Analysis and Program
What does any of this have to do with the question of liberalism and the post-Soviet period discussed above? Understanding the role of the revolutionary party is central to understanding the crisis in the ISA and the Marxist left more generally. However, this question plays out in a concrete historical setting. The failure of the left to build a strong revolutionary international party is the result of capitulating to the distinct political pressures of the period. Understanding the relation of U.S. imperialist hegemony and liberal ideology to the capitulations of the labor movement was—and remains—crucial to guiding the working class in its daily struggles. Only from such an understanding does it become clear that to fight imperialism one must fight in the workers movement against the influence of liberalism, which has fostered reaction and paralyzed struggle.

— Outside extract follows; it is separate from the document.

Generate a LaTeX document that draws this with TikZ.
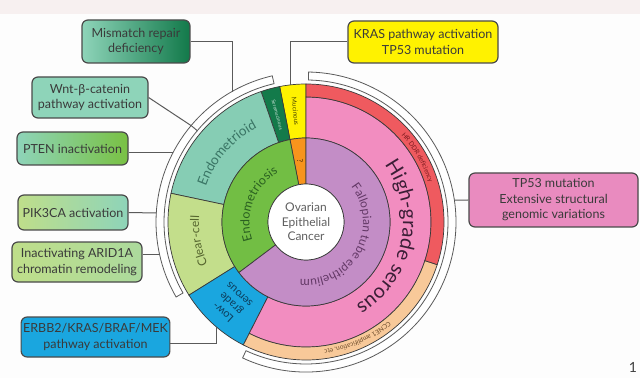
\documentclass[tikz,border=0pt]{standalone}
\usepackage{fontspec}
\setmainfont{Lato}
\usetikzlibrary{decorations.text}
\definecolor{bgcol}{HTML}{FDFDFD}
\definecolor{topstrip}{HTML}{F7F0F0}
\definecolor{ringline}{HTML}{3A3A3A}
\definecolor{brackline}{HTML}{5A5A5A}
\definecolor{boxline}{HTML}{4A4A4A}
\definecolor{boxtext}{HTML}{3A3A3A}
\definecolor{endoTeal}{HTML}{86CDB4}
\definecolor{seroGreen}{HTML}{137A4A}
\definecolor{mucYellow}{HTML}{FFF200}
\definecolor{qOrange}{HTML}{F7941D}
\definecolor{endosGreen}{HTML}{72BE44}
\definecolor{clearGreen}{HTML}{C3DE8B}
\definecolor{lgsBlue}{HTML}{1AA6DF}
\definecolor{fallPurple}{HTML}{C38DC6}
\definecolor{hgsPink}{HTML}{F28DC0}
\definecolor{ddrRed}{HTML}{EF5A5F}
\definecolor{ccnePeach}{HTML}{F8C999}
\definecolor{tealBox}{HTML}{8ED4B9}
\definecolor{darkGreenBox}{HTML}{12794A}
\definecolor{greenBox}{HTML}{79C143}
\definecolor{lightGreenBox}{HTML}{BFDE8A}
\definecolor{pinkBox}{HTML}{E98BBF}
\definecolor{endoTxt}{HTML}{3A7565}
\definecolor{endosTxt}{HTML}{2A6020}
\definecolor{fallTxt}{HTML}{633866}
\definecolor{clearTxt}{HTML}{55652E}
\definecolor{hgsTxt}{HTML}{3B1E36}
\definecolor{lgsTxt}{HTML}{0D3D5C}
\definecolor{ddrTxt}{HTML}{7A1A1E}
\definecolor{ccneTxt}{HTML}{6B4A2A}
\definecolor{centerTxt}{HTML}{606060}
\newcommand{\fsz}[2]{\fontsize{#1}{#2}\selectfont}
% ring segment: color, a1, a2, r1, r2
\newcommand{\ringseg}[5]{\filldraw[ringpart, fill=#1] ([shift={(#2:#4)}]O) arc[start angle=#2, end angle=#3, radius=#4] -- ([shift={(#3:#5)}]O) arc[start angle=#3, end angle=#2, radius=#5] -- cycle;}
% bracket band: a1, a2, r1, r2
\newcommand{\bracketband}[4]{\filldraw[brackpart] ([shift={(#1:#3)}]O) arc[start angle=#1, end angle=#2, radius=#3] -- ([shift={(#2:#4)}]O) arc[start angle=#2, end angle=#1, radius=#4] -- cycle;}
% text on arc (clockwise): text, a1, a2, r, format
\newcommand{\arctext}[5]{\path[decorate, decoration={text along path, text align=center, text={|#5|#1}}] ([shift={(#2:#4)}]O) arc[start angle=#2, end angle=#3, radius=#4];}
\begin{document}
\begin{tikzpicture}[x=1pt, y=1pt,
  ringpart/.style={draw=ringline, line width=0.7pt},
  brackpart/.style={draw=brackline, fill=white, line width=0.8pt},
  infobox/.style={draw=boxline, line width=1.2pt, rounded corners=6pt, align=center, text=boxtext, font=\fsz{12.5}{15.5}, inner sep=2pt},
  conn/.style={draw=brackline, line width=1pt}]
\useasboundingbox (0,0) rectangle (640,378);
\fill[bgcol] (0,0) rectangle (640,378);
\fill[topstrip] (0,364) rectangle (640,378);
\coordinate (O) at (306,156);

% brackets
\bracketband{89}{-115}{142}{150}
\bracketband{103}{140}{142}{150}
\bracketband{140}{210}{142}{150}

% middle ring
\ringseg{mucYellow}{90}{101}{84}{138}
\ringseg{seroGreen}{101}{109}{84}{138}
\ringseg{endoTeal}{109}{168}{84}{138}
\ringseg{clearGreen}{168}{212}{84}{138}
\ringseg{lgsBlue}{212}{243}{84}{138}
\ringseg{hgsPink}{-117}{90}{84}{125}
\ringseg{ccnePeach}{-117}{-18}{125}{138}
\ringseg{ddrRed}{-18}{90}{125}{138}
% inner ring
\ringseg{qOrange}{90}{101}{38}{84}
\ringseg{endosGreen}{101}{217}{38}{84}
\ringseg{fallPurple}{-143}{90}{38}{84}

\node[circle, fill=white, draw=ringline, line width=0.7pt, minimum size=76pt, inner sep=0pt, align=center, font=\fsz{12}{14.5}, text=centerTxt] (center) at (O) {Ovarian\\Epithelial\\Cancer};

% ring texts
\arctext{Endometriosis}{212}{106}{56.5}{\fsz{12.5}{14}\color{endosTxt}}
\arctext{Fallopian tube epithelium}{86}{-144}{57}{\fsz{12}{14}\color{fallTxt}}
\arctext{Endometrioid}{166}{112}{106}{\fsz{13.5}{15}\color{endoTxt}}
\arctext{Clear-cell}{210}{170}{107}{\fsz{12}{13}\color{clearTxt}}
\arctext{High-grade serous}{86}{-109}{97}{\fsz{20}{22}\color{hgsTxt}}
\arctext{HR DDR deficiency}{85}{-25}{129}{\fsz{6.5}{7}\color{ddrTxt}}
\arctext{CCNE1 amplification, etc}{-22}{-110}{129}{\fsz{6.5}{7}\color{ccneTxt}}
\node[rotate=-75, font=\fsz{5}{6}, text=white!75!seroGreen, inner sep=0pt] (seroLbl) at ([shift={(105:111)}]O) {Seromucinous};
\node[rotate=-84.5, font=\fsz{6.5}{7}, text=black!70!mucYellow, inner sep=0pt] (mucLbl) at ([shift={(95.5:111)}]O) {Mucinous};
\node[rotate=-84.5, font=\fsz{8}{9}, text=black!65!qOrange, inner sep=0pt] (qLbl) at ([shift={(95.5:61)}]O) {?};
\node[rotate=137.5, align=center, font=\fsz{11}{12}, text=lgsTxt, inner sep=0pt] (lgsLbl) at ([shift={(227.5:111)}]O) {Low-\\grade\\serous};

% boxes
\node[infobox, left color=tealBox, right color=darkGreenBox, minimum width=108pt, minimum height=43pt] (mmr) at (136,336.5) {Mismatch repair\\deficiency};
\node[infobox, fill=tealBox, minimum width=116pt, minimum height=41pt] (wnt) at (90,280.5) {Wnt-β-catenin\\pathway activation};
\node[infobox, left color=tealBox, right color=greenBox, minimum width=111pt, minimum height=33pt] (pten) at (72.5,229.5) {PTEN inactivation};
\node[infobox, left color=lightGreenBox, right color=tealBox, minimum width=110pt, minimum height=35pt] (pik) at (73,165.5) {PIK3CA activation};
\node[infobox, left color=lightGreenBox, right color=lightGreenBox!60!tealBox, minimum width=130pt, minimum height=40pt] (arid) at (77,116) {Inactivating ARID1A\\chromatin remodeling};
\node[infobox, fill=lgsBlue, minimum width=145pt, minimum height=40pt] (erbb) at (95.5,41) {ERBB2/KRAS/BRAF/MEK\\pathway activation};
\node[infobox, fill=mucYellow, minimum width=150pt, minimum height=42pt] (kras) at (423,336) {KRAS pathway activation\\TP53 mutation};
\node[infobox, fill=pinkBox, minimum width=169pt, minimum height=54pt] (tp53) at (553.5,178) {TP53 mutation\\Extensive structural\\genomic variations};
\node[font=\fsz{14}{16}, text=black!75] (pagenum) at (633,11) {1};

% connector ends
\coordinate (mmrEnd) at ([shift={(119.56:150)}]O);
\coordinate (krasEnd) at ([shift={(96.66:138)}]O);
\coordinate (wntEnd) at ([shift={(140:150)}]O);
\coordinate (ptenEnd) at ([shift={(152.2:150)}]O);
\coordinate (pikEnd) at ([shift={(176.56:150)}]O);
\coordinate (aridEnd) at ([shift={(192.7:150)}]O);
\coordinate (erbbEnd) at ([shift={(229.3:138)}]O);
\coordinate (tp53End) at ([shift={(8.43:150)}]O);

\draw[conn] (mmr.east) -| (mmrEnd);
\draw[conn] (kras.west) -| (krasEnd);
\draw[conn] (wnt.east) -- (wntEnd);
\draw[conn] (pten.east |- ptenEnd) -- (ptenEnd);
\draw[conn] (pik.east) -- (pikEnd);
\draw[conn] (arid.east |- aridEnd) -- (aridEnd);
\draw[conn] ([yshift=-6pt]erbb.east) -| (erbbEnd);
\draw[conn] (tp53.west) -- (tp53End);
\end{tikzpicture}
\end{document}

However, if—like the ISA—confronting the dominant illusions in the workers movement is not seen to be the party’s central task, then one’s view of the world will necessarily reflect these very illusions. Members of the ISA believe that their analysis of the “new Cold war” driven by the rise of “Chinese imperialism” is a unique view that distinguishes them from every other tendency. But, in fact, opposing “both sides” in the conflict between the U.S. and China is not unique at all, but is widespread among pacifist social democrats.

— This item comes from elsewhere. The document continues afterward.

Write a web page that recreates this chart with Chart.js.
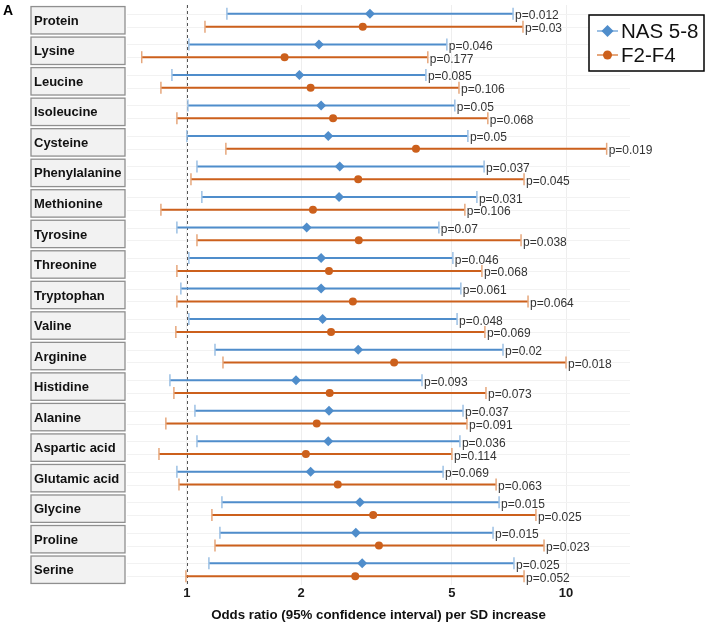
<!DOCTYPE html>
<html>
<head>
<meta charset="utf-8">
<script src="https://cdn.jsdelivr.net/npm/chart.js@4"></script>
<style>
html,body{margin:0;padding:0;background:#fff;}
#wrap{width:709px;height:624px;position:relative;}
</style>
</head>
<body>
<div id="wrap"><canvas id="c" width="709" height="624"></canvas></div>
<script>
const categories = ["Protein","Lysine","Leucine","Isoleucine","Cysteine","Phenylalanine","Methionine","Tyrosine","Threonine","Tryptophan","Valine","Arginine","Histidine","Alanine","Aspartic acid","Glutamic acid","Glycine","Proline","Serine"];

const nasOR = [3.04,2.23,1.98,2.26,2.36,2.53,2.52,2.07,2.26,2.26,2.28,2.83,1.94,2.37,2.36,2.12,2.86,2.79,2.90];
const nasLo = [1.275,1.012,0.913,1.006,1.00,1.063,1.095,0.941,1.012,0.964,1.012,1.186,0.902,1.05,1.063,0.941,1.237,1.222,1.143];
const nasHi = [7.25,4.85,4.27,5.09,5.51,6.08,5.82,4.62,5.03,5.28,5.16,6.82,4.17,5.35,5.25,4.74,6.66,6.42,7.29];
const nasP  = ["p=0.012","p=0.046","p=0.085","p=0.05","p=0.05","p=0.037","p=0.031","p=0.07","p=0.046","p=0.061","p=0.048","p=0.02","p=0.093","p=0.037","p=0.036","p=0.069","p=0.015","p=0.015","p=0.025"];

const f2OR = [2.91,1.81,2.12,2.43,4.02,2.83,2.15,2.84,2.37,2.74,2.40,3.52,2.38,2.20,2.06,2.50,3.10,3.21,2.78];
const f2Lo = [1.116,0.76,0.854,0.941,1.267,1.025,0.854,1.063,0.941,0.941,0.935,1.245,0.924,0.88,0.844,0.953,1.164,1.186,0.994];
const f2Hi = [7.70,4.32,5.22,6.22,12.8,7.75,5.41,7.61,6.0,7.94,6.11,10.0,6.15,5.48,5.0,6.54,8.33,8.75,7.75];
const f2P  = ["p=0.03","p=0.177","p=0.106","p=0.068","p=0.019","p=0.045","p=0.106","p=0.038","p=0.068","p=0.064","p=0.069","p=0.018","p=0.073","p=0.091","p=0.114","p=0.063","p=0.025","p=0.023","p=0.052"];

const xTicks = [1,2,5,10];
const seriesNames = ["NAS 5-8","F2-F4"];

const BLUE = "#4f8dcb", BLUE_CAP = "#9cc0e4";
const ORANGE = "#cc601c", ORANGE_CAP = "#e6a77c";
const OFF = 0.21;
const FONT = "'Liberation Sans', Arial, sans-serif";

const series = [
  {name: seriesNames[0], or: nasOR, lo: nasLo, hi: nasHi, p: nasP, off: -OFF, color: BLUE, cap: BLUE_CAP, style: 'rectRot', r: 5},
  {name: seriesNames[1], or: f2OR, lo: f2Lo, hi: f2Hi, p: f2P, off: OFF, color: ORANGE, cap: ORANGE_CAP, style: 'circle', r: 4}
];

const forestPlugin = {
  id: 'forest',
  beforeDatasetsDraw(chart) {
    const {ctx, chartArea: ca, scales: {x, y}} = chart;
    ctx.save();
    ctx.strokeStyle = '#f2f2f2';
    ctx.lineWidth = 1;
    categories.forEach((c, i) => {
      series.forEach(s => {
        const py = Math.round(y.getPixelForValue(i + s.off)) + 0.5;
        ctx.beginPath(); ctx.moveTo(ca.left, py); ctx.lineTo(ca.right, py); ctx.stroke();
      });
    });
    const x1 = Math.round(x.getPixelForValue(1)) + 0.5;
    ctx.strokeStyle = '#555';
    ctx.setLineDash([3, 3]);
    ctx.beginPath(); ctx.moveTo(x1, ca.top); ctx.lineTo(x1, ca.bottom); ctx.stroke();
    ctx.setLineDash([]);
    series.forEach(s => {
      categories.forEach((c, i) => {
        const py = y.getPixelForValue(i + s.off);
        const xl = x.getPixelForValue(s.lo[i]);
        const xh = x.getPixelForValue(s.hi[i]);
        ctx.strokeStyle = s.color;
        ctx.lineWidth = 2;
        ctx.beginPath(); ctx.moveTo(xl, py); ctx.lineTo(xh, py); ctx.stroke();
        ctx.strokeStyle = s.cap;
        ctx.lineWidth = 1.5;
        ctx.beginPath(); ctx.moveTo(xl, py - 6); ctx.lineTo(xl, py + 6); ctx.stroke();
        ctx.beginPath(); ctx.moveTo(xh, py - 6); ctx.lineTo(xh, py + 6); ctx.stroke();
      });
    });
    ctx.restore();
  },
  afterDatasetsDraw(chart) {
    const {ctx, scales: {x, y}} = chart;
    ctx.save();
    ctx.font = "12px " + FONT;
    ctx.fillStyle = '#333';
    ctx.textAlign = 'left';
    ctx.textBaseline = 'alphabetic';
    series.forEach(s => {
      categories.forEach((c, i) => {
        const py = y.getPixelForValue(i + s.off);
        const xh = x.getPixelForValue(s.hi[i]);
        ctx.fillText(s.p[i], xh + 2, py + 5.5);
      });
    });
    categories.forEach((c, i) => {
      const cy = y.getPixelForValue(i);
      const h = 27.4;
      ctx.fillStyle = '#f2f2f2';
      ctx.fillRect(31, cy - h / 2, 94, h);
      ctx.strokeStyle = '#8f8f8f';
      ctx.lineWidth = 1.3;
      ctx.strokeRect(31, cy - h / 2, 94, h);
      ctx.fillStyle = '#111';
      ctx.font = "bold 13px " + FONT;
      ctx.textBaseline = 'middle';
      ctx.fillText(c, 34, cy + 1);
    });
    ctx.font = "bold 14px " + FONT;
    ctx.fillStyle = '#000';
    ctx.textBaseline = 'alphabetic';
    ctx.fillText("A", 3, 14.5);
    ctx.fillStyle = '#fff';
    ctx.fillRect(589, 15, 115, 56);
    ctx.strokeStyle = '#000';
    ctx.lineWidth = 1.5;
    ctx.strokeRect(589, 15, 115, 56);
    const rows = [31, 55];
    series.forEach((s, k) => {
      const ly = rows[k];
      ctx.strokeStyle = s.cap;
      ctx.lineWidth = 2;
      ctx.beginPath(); ctx.moveTo(597, ly); ctx.lineTo(618, ly); ctx.stroke();
      ctx.fillStyle = s.color;
      ctx.beginPath();
      if (k === 0) { ctx.moveTo(607.5, ly - 6); ctx.lineTo(613.5, ly); ctx.lineTo(607.5, ly + 6); ctx.lineTo(601.5, ly); ctx.closePath(); }
      else { ctx.arc(607.5, ly, 4.5, 0, Math.PI * 2); }
      ctx.fill();
      ctx.fillStyle = '#111';
      ctx.font = "20.5px " + FONT;
      ctx.textBaseline = 'middle';
      ctx.fillText(s.name, 621, ly + 1);
    });
    ctx.restore();
  }
};

const datasets = series.map(s => ({
  label: s.name,
  data: categories.map((c, i) => ({x: s.or[i], y: i + s.off})),
  pointStyle: s.style,
  pointRadius: s.r,
  pointHoverRadius: s.r,
  backgroundColor: s.color,
  borderColor: s.color,
  borderWidth: 0,
  showLine: false
}));

new Chart(document.getElementById('c'), {
  type: 'scatter',
  data: {datasets},
  options: {
    responsive: false,
    animation: false,
    events: [],
    layout: {padding: {left: 127, right: 79, top: 1, bottom: 0}},
    plugins: {legend: {display: false}, tooltip: {enabled: false}},
    scales: {
      x: {
        type: 'logarithmic',
        min: 0.695,
        max: 14.75,
        afterBuildTicks(scale) { scale.ticks = xTicks.map(v => ({value: v})); },
        afterFit(scale) { scale.height = 39; },
        ticks: {
          callback: v => String(v),
          font: {family: FONT, size: 13, weight: 'bold'},
          color: '#1a1a1a',
          padding: 1,
          maxRotation: 0,
          autoSkip: false
        },
        grid: {color: '#eeeeee', drawTicks: false},
        border: {display: false},
        title: {
          display: true,
          text: 'Odds ratio (95% confidence interval) per SD increase',
          font: {family: FONT, size: 13.3, weight: 'bold'},
          color: '#111',
          padding: {top: 4, bottom: 1}
        }
      },
      y: {
        type: 'linear',
        min: -0.5,
        max: 18.5,
        reverse: true,
        display: false
      }
    }
  },
  plugins: [forestPlugin]
});
</script>
</body>
</html>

Without going into an in-depth refutation of the ISA’s analysis of the world situation here (see “The Class Nature of China,” Spartacist [English edition] No. 69, August 2024), it is enough to point out that by being totally oblivious to the reactionary role of liberalism in the workers movement the ISA finds itself disarmed in the face of imperialist propaganda against China and Russia. The truth is that the entire capitalist world system still rests on the U.S. and the institutions it set up after World War II. The hysteria in the bourgeois press against China serves to mask this fact and rally workers and the oppressed in defense of the rapidly disintegrating liberal status quo.
Which Road Forward?
Despite our fundamental difference with the political course of the ISA, we take no pleasure in its ongoing crisis, not least because it is the result of right-wing liberal pressures. A liquidation on the model of the International Socialist Organization in the U.S. would be a setback for the socialist movement.
Drastic organizational measures to curb internal tensions can be a way to slow the bleeding. However, it will not do anything to tackle the political causes of the current crisis. Such measures can only postpone the reckoning. The only way to a progressive outcome is through open and thorough political debate that does not shy away from going back to the very roots of the Militant tendency. The failure to do this following the expulsion from the CWI has directly led to the current predicament. It is essential that this mistake not be repeated.

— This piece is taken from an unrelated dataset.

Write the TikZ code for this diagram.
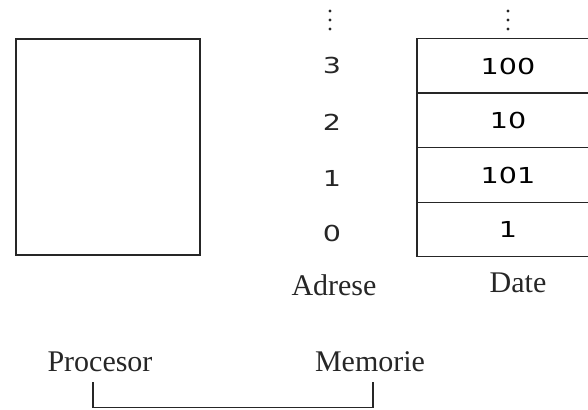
\documentclass[tikz,border=0pt]{standalone}
\usepackage{fontspec}
\usepackage{graphicx}
\setmainfont{Liberation Serif}
\newfontfamily\digitfont{DejaVu Sans}
\newcommand{\dg}[1]{\scalebox{1.3}[1]{\digitfont\fontsize{22}{22}\selectfont #1}}
\definecolor{ink}{HTML}{262626}
\tikzset{
  box/.style={draw=ink, line width=1.6pt, minimum width=184pt, minimum height=216pt, inner sep=0pt},
  cell/.style={minimum width=182pt, minimum height=54pt, inner sep=0pt},
  cellline/.style={draw=ink, line width=1.4pt},
  num/.style={inner sep=0pt, text=ink},
  lbl/.style={inner sep=0pt, font=\fontsize{30}{30}\selectfont, text=ink, anchor=base},
  conn/.style={draw=ink, line width=1.2pt},
  vdot/.style={circle, fill=ink, inner sep=0pt, minimum size=3.4pt}
}
\begin{document}
\begin{tikzpicture}[x=1pt,y=-1pt]
\useasboundingbox (0,0) rectangle (588,409);
\clip (0,0) rectangle (588,409);
% processor box
\node[box] (proc) at (108,147) {};
% memory cells
\node[cell] (c3) at (508,66) {\dg{100}};
\node[cell] (c2) at (508,120) {\dg{10}};
\node[cell] (c1) at (508,175) {\dg{101}};
\node[cell] (c0) at (508,229.5) {\dg{1}};
\path[cellline] (c3.north east) -- (c3.north west) -- (c0.south west) -- (c0.south east);
\path[cellline] (c3.south west) -- (c3.south east);
\path[cellline] (c2.south west) -- (c2.south east);
\path[cellline] (c1.south west) -- (c1.south east);
% addresses
\node[num] (a3) at (332,65.5) {\dg{3}};
\node[num] (a2) at (332,122) {\dg{2}};
\node[num] (a1) at (332,178) {\dg{1}};
\node[num] (a0) at (332,233) {\dg{0}};
% vertical ellipses
\foreach \yy [count=\i] in {11,20,29} {
  \node[vdot] (da\i) at (330,\yy) {};
  \node[vdot] (dd\i) at (508,\yy) {};
}
% labels
\node[lbl] (adr) at (334,295) {Adrese};
\node[lbl] (dat) at (518,292) {Date};
\node[lbl] (plbl) at (100,371) {Procesor};
\node[lbl] (mlbl) at (370,371) {Memorie};
% connector
\coordinate (pend) at (93,382);
\coordinate (mend) at (373,382);
\path[conn] (pend) -- (pend |- 0,407.5) -- (mend |- 0,407.5) -- (mend);
\end{tikzpicture}
\end{document}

There is a chance for the international Trotskyist movement to come out stronger from the crisis gripping the ISA. To this end—and despite the often-antagonistic history between our two tendencies—we propose that the ICL and the ISA open a frank and comradely discussion over the perspectives for the revolutionary movement in the current period. Only patient and principled debates between tendencies can put a stop to constant disintegration of revolutionary forces and lead to advances in reforging a true World Party of Socialist Revolution.